● **Information provided**:
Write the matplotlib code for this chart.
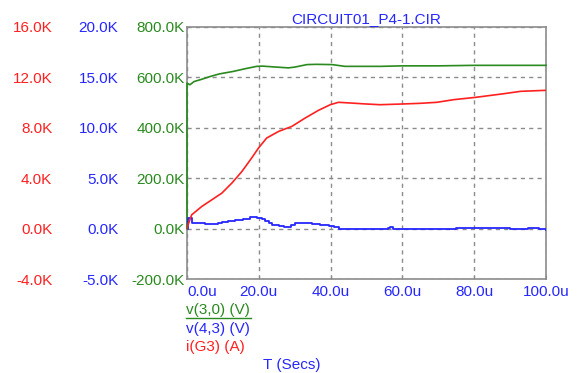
import matplotlib.pyplot as plt
from matplotlib.lines import Line2D
from matplotlib.ticker import FuncFormatter

plt.rcParams['font.family'] = ['Liberation Sans', 'DejaVu Sans']

title = "CIRCUIT01_P4-1.CIR"
trace_names = ["v(3,0) (V)", "v(4,3) (V)", "i(G3) (A)"]

# time in microseconds, values in kilo-units
t_green = [0, 0, 0.8, 2, 3.7, 6.5, 9, 12.9, 16, 19.4, 21, 24, 28.2, 30, 33.4, 36, 40.4, 44,
           50, 54, 60, 65, 70, 75, 80, 85, 90, 95, 100]
v_green = [0, 578, 571, 584, 591, 604, 614, 624, 634, 644, 645, 642, 638, 641, 651, 652, 651, 644,
           644, 644, 646, 646, 646, 647, 648, 648, 648, 648, 648]

t_blue = [0, 0.2, 1.4, 3, 5, 6.9, 8.5, 9.7, 11.5, 13.4, 15.5, 17.6, 19.5, 20.8, 21.8, 22.8, 23.7,
          25.5, 27, 29, 30.2, 33, 34.9, 37, 39.5, 41, 42.3, 50, 54, 56, 56.5, 57.5, 60, 65, 70,
          75, 80, 85, 90, 95, 98, 100]
v_blue = [0, 1.06, 0.57, 0.57, 0.5, 0.47, 0.55, 0.63, 0.75, 0.89, 1.0, 1.22, 1.12, 0.95, 0.79,
          0.6, 0.4, 0.3, 0.23, 0.35, 0.57, 0.55, 0.5, 0.42, 0.3, 0.15, -0.03, -0.05, -0.05, 0.1,
          0.15, 0.0, -0.05, 0.0, 0.0, 0.05, 0.05, 0.05, 0.0, 0.05, 0.0, -0.15]

t_red = [0, 0.3, 1.3, 4.1, 6.9, 9.7, 12.5, 15.3, 18.0, 19.9, 22.2, 25.5, 29.2, 32.9, 36.6, 39.9,
         42.2, 45.9, 49.7, 53.8, 60.3, 65, 69.6, 74.3, 80.3, 88.2, 92.9, 100]
v_red = [0, 0.32, 1.11, 1.77, 2.3, 2.83, 3.63, 4.55, 5.61, 6.4, 7.2, 7.72, 8.12, 8.78, 9.39, 9.84,
         10.03, 9.97, 9.9, 9.84, 9.9, 9.95, 10.03, 10.24, 10.42, 10.71, 10.9, 10.98]

x_ticks = [0, 20, 40, 60, 80, 100]
green_ticks = [-200, 0, 200, 400, 600, 800]
blue_ticks = [-5, 0, 5, 10, 15, 20]
red_ticks = [-4, 0, 4, 8, 12, 16]

GREEN = '#2a8a1f'
BLUE = '#2626ff'
RED = '#ff2020'
GRAY = '#8c8c8c'
FS = 11

fig = plt.figure(figsize=(5.77, 3.73), dpi=100)
W, H = 577, 373
L, R, T, B = 187, 546, 27, 279.3
ax = fig.add_axes([L / W, 1 - B / H, (R - L) / W, (B - T) / H])

ax.plot(t_green, v_green, color=GREEN, lw=1.2, zorder=3, clip_on=False)
ax.set_xlim(0, 100)
ax.set_ylim(-200, 800)
ax.set_xticks(x_ticks)
ax.set_yticks(green_ticks)
ax.xaxis.set_major_formatter(FuncFormatter(lambda v, p: f"{v:.1f}u"))
ax.yaxis.set_major_formatter(FuncFormatter(lambda v, p: f"{v:.1f}K"))
ax.tick_params(axis='y', length=0, pad=1.5, labelsize=FS, labelcolor=GREEN)
ax.tick_params(axis='x', direction='in', length=3, color=GRAY, pad=4, labelsize=FS, labelcolor=BLUE)
ax.xaxis.get_major_ticks()[0].label1.set_horizontalalignment('left')
ax.grid(True, color=GRAY, linestyle=(0, (3, 3)), lw=1)
for s in ax.spines.values():
    s.set_color(GRAY)
    s.set_linewidth(1.2)

axb = ax.twinx()
axb.plot(t_blue, v_blue, color=BLUE, lw=1.3, drawstyle='steps-post')
axb.set_ylim(-5, 20)
axb.set_yticks(blue_ticks)
axr = ax.twinx()
axr.plot(t_red, v_red, color=RED, lw=1.2)
axr.set_ylim(-4, 16)
axr.set_yticks(red_ticks)

for a, off, col in [(axb, -66 / (R - L), BLUE), (axr, -132 / (R - L), RED)]:
    a.yaxis.tick_left()
    a.spines['left'].set_position(('axes', off))
    for s in a.spines.values():
        s.set_visible(False)
    a.yaxis.set_major_formatter(FuncFormatter(lambda v, p: f"{v:.1f}K"))
    a.tick_params(axis='y', length=0, pad=2, labelsize=FS, labelcolor=col)

ax.set_title(title, color=BLUE, fontsize=FS, pad=3)

colors = [GREEN, BLUE, RED]
ys = [310, 328.5, 346.7]
for name, col, y in zip(trace_names, colors, ys):
    fig.text(186 / W, 1 - y / H, name, color=col, fontsize=FS, ha='left', va='center')
fig.add_artist(Line2D([186 / W, 251 / W], [1 - 317.5 / H] * 2, color=GREEN, lw=1))
fig.text(263 / W, 1 - 365 / H, "T (Secs)", color=BLUE, fontsize=FS, ha='left', va='center')

fig.savefig("out.png", dpi=100)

● **Problem**: Reproduce the data verbatim. Do not carry any picture into the copy.

● **Output of the task**:
Write the matplotlib code for this chart.
import matplotlib.pyplot as plt
from matplotlib.lines import Line2D
from matplotlib.ticker import FuncFormatter

plt.rcParams['font.family'] = ['Liberation Sans', 'DejaVu Sans']

title = "CIRCUIT01_P4-1.CIR"
trace_names = ["v(3,0) (V)", "v(4,3) (V)", "i(G3) (A)"]

# time in microseconds, values in kilo-units
t_green = [0, 0, 0.8, 2, 3.7, 6.5, 9, 12.9, 16, 19.4, 21, 24, 28.2, 30, 33.4, 36, 40.4, 44,
           50, 54, 60, 65, 70, 75, 80, 85, 90, 95, 100]
v_green = [0, 578, 571, 584, 591, 604, 614, 624, 634, 644, 645, 642, 638, 641, 651, 652, 651, 644,
           644, 644, 646, 646, 646, 647, 648, 648, 648, 648, 648]

t_blue = [0, 0.2, 1.4, 3, 5, 6.9, 8.5, 9.7, 11.5, 13.4, 15.5, 17.6, 19.5, 20.8, 21.8, 22.8, 23.7,
          25.5, 27, 29, 30.2, 33, 34.9, 37, 39.5, 41, 42.3, 50, 54, 56, 56.5, 57.5, 60, 65, 70,
          75, 80, 85, 90, 95, 98, 100]
v_blue = [0, 1.06, 0.57, 0.57, 0.5, 0.47, 0.55, 0.63, 0.75, 0.89, 1.0, 1.22, 1.12, 0.95, 0.79,
          0.6, 0.4, 0.3, 0.23, 0.35, 0.57, 0.55, 0.5, 0.42, 0.3, 0.15, -0.03, -0.05, -0.05, 0.1,
          0.15, 0.0, -0.05, 0.0, 0.0, 0.05, 0.05, 0.05, 0.0, 0.05, 0.0, -0.15]

t_red = [0, 0.3, 1.3, 4.1, 6.9, 9.7, 12.5, 15.3, 18.0, 19.9, 22.2, 25.5, 29.2, 32.9, 36.6, 39.9,
         42.2, 45.9, 49.7, 53.8, 60.3, 65, 69.6, 74.3, 80.3, 88.2, 92.9, 100]
v_red = [0, 0.32, 1.11, 1.77, 2.3, 2.83, 3.63, 4.55, 5.61, 6.4, 7.2, 7.72, 8.12, 8.78, 9.39, 9.84,
         10.03, 9.97, 9.9, 9.84, 9.9, 9.95, 10.03, 10.24, 10.42, 10.71, 10.9, 10.98]

x_ticks = [0, 20, 40, 60, 80, 100]
green_ticks = [-200, 0, 200, 400, 600, 800]
blue_ticks = [-5, 0, 5, 10, 15, 20]
red_ticks = [-4, 0, 4, 8, 12, 16]

GREEN = '#2a8a1f'
BLUE = '#2626ff'
RED = '#ff2020'
GRAY = '#8c8c8c'
FS = 11

fig = plt.figure(figsize=(5.77, 3.73), dpi=100)
W, H = 577, 373
L, R, T, B = 187, 546, 27, 279.3
ax = fig.add_axes([L / W, 1 - B / H, (R - L) / W, (B - T) / H])

ax.plot(t_green, v_green, color=GREEN, lw=1.2, zorder=3, clip_on=False)
ax.set_xlim(0, 100)
ax.set_ylim(-200, 800)
ax.set_xticks(x_ticks)
ax.set_yticks(green_ticks)
ax.xaxis.set_major_formatter(FuncFormatter(lambda v, p: f"{v:.1f}u"))
ax.yaxis.set_major_formatter(FuncFormatter(lambda v, p: f"{v:.1f}K"))
ax.tick_params(axis='y', length=0, pad=1.5, labelsize=FS, labelcolor=GREEN)
ax.tick_params(axis='x', direction='in', length=3, color=GRAY, pad=4, labelsize=FS, labelcolor=BLUE)
ax.xaxis.get_major_ticks()[0].label1.set_horizontalalignment('left')
ax.grid(True, color=GRAY, linestyle=(0, (3, 3)), lw=1)
for s in ax.spines.values():
    s.set_color(GRAY)
    s.set_linewidth(1.2)

axb = ax.twinx()
axb.plot(t_blue, v_blue, color=BLUE, lw=1.3, drawstyle='steps-post')
axb.set_ylim(-5, 20)
axb.set_yticks(blue_ticks)
axr = ax.twinx()
axr.plot(t_red, v_red, color=RED, lw=1.2)
axr.set_ylim(-4, 16)
axr.set_yticks(red_ticks)

for a, off, col in [(axb, -66 / (R - L), BLUE), (axr, -132 / (R - L), RED)]:
    a.yaxis.tick_left()
    a.spines['left'].set_position(('axes', off))
    for s in a.spines.values():
        s.set_visible(False)
    a.yaxis.set_major_formatter(FuncFormatter(lambda v, p: f"{v:.1f}K"))
    a.tick_params(axis='y', length=0, pad=2, labelsize=FS, labelcolor=col)

ax.set_title(title, color=BLUE, fontsize=FS, pad=3)

colors = [GREEN, BLUE, RED]
ys = [310, 328.5, 346.7]
for name, col, y in zip(trace_names, colors, ys):
    fig.text(186 / W, 1 - y / H, name, color=col, fontsize=FS, ha='left', va='center')
fig.add_artist(Line2D([186 / W, 251 / W], [1 - 317.5 / H] * 2, color=GREEN, lw=1))
fig.text(263 / W, 1 - 365 / H, "T (Secs)", color=BLUE, fontsize=FS, ha='left', va='center')

fig.savefig("out.png", dpi=100)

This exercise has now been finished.